- **Directive**: Transcribe all of the material below word for word and leave out its pictures.
-- START --
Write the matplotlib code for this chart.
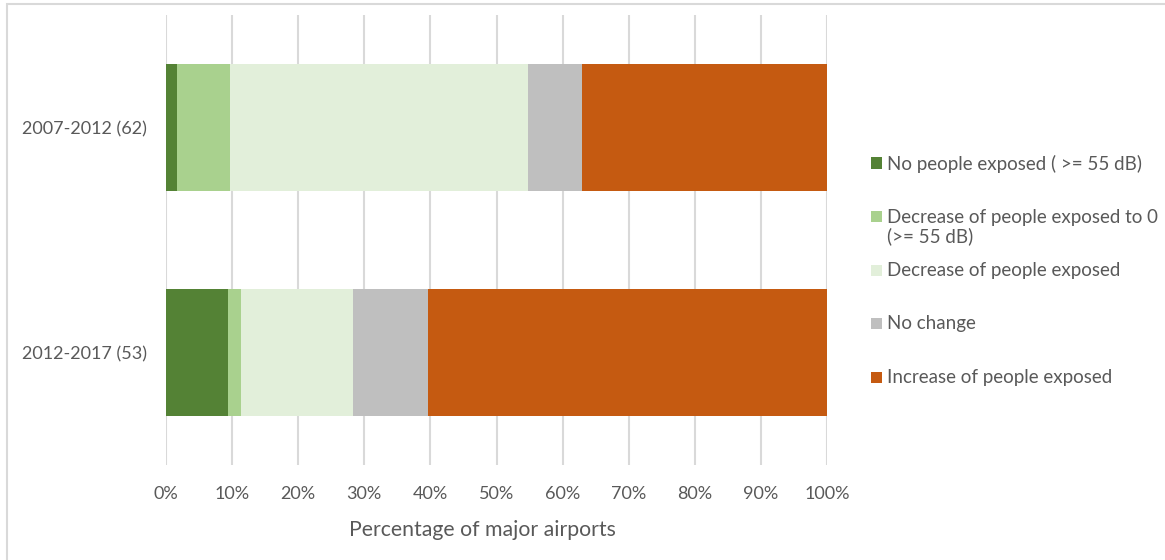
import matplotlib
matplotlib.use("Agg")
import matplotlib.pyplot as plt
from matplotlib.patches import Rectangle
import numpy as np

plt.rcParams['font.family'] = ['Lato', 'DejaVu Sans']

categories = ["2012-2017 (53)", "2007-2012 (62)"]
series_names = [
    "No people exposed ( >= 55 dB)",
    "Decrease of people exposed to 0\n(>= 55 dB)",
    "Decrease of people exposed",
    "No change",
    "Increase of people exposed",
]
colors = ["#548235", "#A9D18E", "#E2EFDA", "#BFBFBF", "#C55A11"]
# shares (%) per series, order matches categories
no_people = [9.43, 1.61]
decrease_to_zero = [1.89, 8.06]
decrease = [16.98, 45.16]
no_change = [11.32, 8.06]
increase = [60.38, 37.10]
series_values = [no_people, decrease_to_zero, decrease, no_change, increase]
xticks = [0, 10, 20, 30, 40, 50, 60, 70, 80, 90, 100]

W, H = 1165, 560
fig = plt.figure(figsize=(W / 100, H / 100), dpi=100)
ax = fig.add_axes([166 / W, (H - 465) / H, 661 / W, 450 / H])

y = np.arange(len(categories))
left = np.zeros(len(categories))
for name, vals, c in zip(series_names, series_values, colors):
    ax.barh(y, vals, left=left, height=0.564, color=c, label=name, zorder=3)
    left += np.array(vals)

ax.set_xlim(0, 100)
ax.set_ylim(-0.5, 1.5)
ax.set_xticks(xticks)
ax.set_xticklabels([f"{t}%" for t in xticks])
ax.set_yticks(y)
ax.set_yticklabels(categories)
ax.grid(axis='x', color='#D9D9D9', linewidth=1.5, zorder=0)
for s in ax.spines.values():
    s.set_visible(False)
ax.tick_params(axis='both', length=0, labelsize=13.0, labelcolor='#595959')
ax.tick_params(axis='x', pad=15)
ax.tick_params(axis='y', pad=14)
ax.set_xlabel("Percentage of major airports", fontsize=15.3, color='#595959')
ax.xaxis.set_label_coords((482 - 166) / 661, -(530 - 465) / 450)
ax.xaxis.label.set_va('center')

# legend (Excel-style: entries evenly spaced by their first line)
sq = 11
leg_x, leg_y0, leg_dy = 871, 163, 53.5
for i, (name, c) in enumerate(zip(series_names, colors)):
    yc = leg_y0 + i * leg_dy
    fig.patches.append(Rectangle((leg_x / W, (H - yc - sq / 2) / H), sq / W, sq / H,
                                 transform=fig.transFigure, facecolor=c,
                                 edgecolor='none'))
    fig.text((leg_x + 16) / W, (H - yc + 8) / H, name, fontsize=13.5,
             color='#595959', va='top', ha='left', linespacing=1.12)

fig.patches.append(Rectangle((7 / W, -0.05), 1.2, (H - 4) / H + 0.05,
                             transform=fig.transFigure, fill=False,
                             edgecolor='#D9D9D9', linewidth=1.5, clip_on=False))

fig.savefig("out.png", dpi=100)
-- END --
- **Completed exercise**:
Write the matplotlib code for this chart.
import matplotlib
matplotlib.use("Agg")
import matplotlib.pyplot as plt
from matplotlib.patches import Rectangle
import numpy as np

plt.rcParams['font.family'] = ['Lato', 'DejaVu Sans']

categories = ["2012-2017 (53)", "2007-2012 (62)"]
series_names = [
    "No people exposed ( >= 55 dB)",
    "Decrease of people exposed to 0\n(>= 55 dB)",
    "Decrease of people exposed",
    "No change",
    "Increase of people exposed",
]
colors = ["#548235", "#A9D18E", "#E2EFDA", "#BFBFBF", "#C55A11"]
# shares (%) per series, order matches categories
no_people = [9.43, 1.61]
decrease_to_zero = [1.89, 8.06]
decrease = [16.98, 45.16]
no_change = [11.32, 8.06]
increase = [60.38, 37.10]
series_values = [no_people, decrease_to_zero, decrease, no_change, increase]
xticks = [0, 10, 20, 30, 40, 50, 60, 70, 80, 90, 100]

W, H = 1165, 560
fig = plt.figure(figsize=(W / 100, H / 100), dpi=100)
ax = fig.add_axes([166 / W, (H - 465) / H, 661 / W, 450 / H])

y = np.arange(len(categories))
left = np.zeros(len(categories))
for name, vals, c in zip(series_names, series_values, colors):
    ax.barh(y, vals, left=left, height=0.564, color=c, label=name, zorder=3)
    left += np.array(vals)

ax.set_xlim(0, 100)
ax.set_ylim(-0.5, 1.5)
ax.set_xticks(xticks)
ax.set_xticklabels([f"{t}%" for t in xticks])
ax.set_yticks(y)
ax.set_yticklabels(categories)
ax.grid(axis='x', color='#D9D9D9', linewidth=1.5, zorder=0)
for s in ax.spines.values():
    s.set_visible(False)
ax.tick_params(axis='both', length=0, labelsize=13.0, labelcolor='#595959')
ax.tick_params(axis='x', pad=15)
ax.tick_params(axis='y', pad=14)
ax.set_xlabel("Percentage of major airports", fontsize=15.3, color='#595959')
ax.xaxis.set_label_coords((482 - 166) / 661, -(530 - 465) / 450)
ax.xaxis.label.set_va('center')

# legend (Excel-style: entries evenly spaced by their first line)
sq = 11
leg_x, leg_y0, leg_dy = 871, 163, 53.5
for i, (name, c) in enumerate(zip(series_names, colors)):
    yc = leg_y0 + i * leg_dy
    fig.patches.append(Rectangle((leg_x / W, (H - yc - sq / 2) / H), sq / W, sq / H,
                                 transform=fig.transFigure, facecolor=c,
                                 edgecolor='none'))
    fig.text((leg_x + 16) / W, (H - yc + 8) / H, name, fontsize=13.5,
             color='#595959', va='top', ha='left', linespacing=1.12)

fig.patches.append(Rectangle((7 / W, -0.05), 1.2, (H - 4) / H + 0.05,
                             transform=fig.transFigure, fill=False,
                             edgecolor='#D9D9D9', linewidth=1.5, clip_on=False))

fig.savefig("out.png", dpi=100)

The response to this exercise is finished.